IBM is planning on blowing past Motorola with faster PowerPC chips, reports News.com. In an article entitled IBM pushes to 2GHz with PowerPC chips, John G. Spooner reports that the company — one third of the AIM (Apple, IBM, Motorola) alliance — will have 1GHz chips ready by the end of the year, with 2GHz chips to follow late in 2002.
Although Apple is the one of the higher profile consumers of PowerPC microprocessors — the chips serve as the central processing unit of all Macs — IBM and Motorola’s key markets for the technology are networking equipment and embedded computing devices like TV set-top boxes, said Spooner.

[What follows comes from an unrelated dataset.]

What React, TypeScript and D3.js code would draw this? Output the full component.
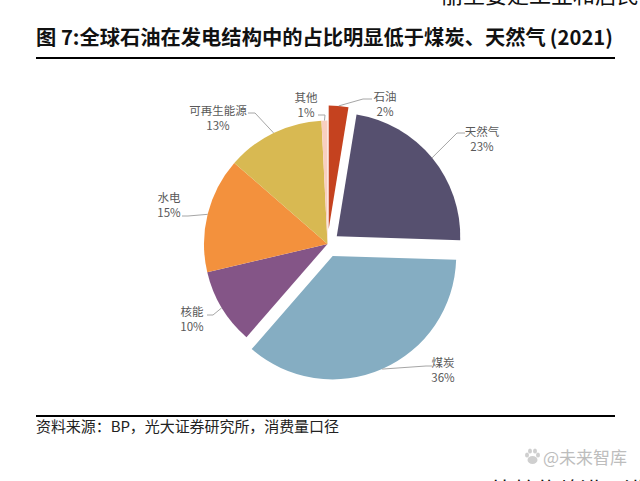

Spooner and the people he interviewed for the article recognize that clock speed isn’t everything, especially for the specialized markets that IBM and Motorola serve with PowerPC technology. Sometimes features like low power consumption and data transfer bandwidth are more important.
The megahertz gap is hotly debated in many circles, since it gives the appearance that Motorola and IBM’s processors work slower than their Intel counterparts. And these efforts, said Spooner, along with similar efforts being made by Motorola, will help to reduce that problem.
Don’t expect Intel to slow down, however. Spooner reports that the chipmaker plans to have its own 2 GHz chips available later this year.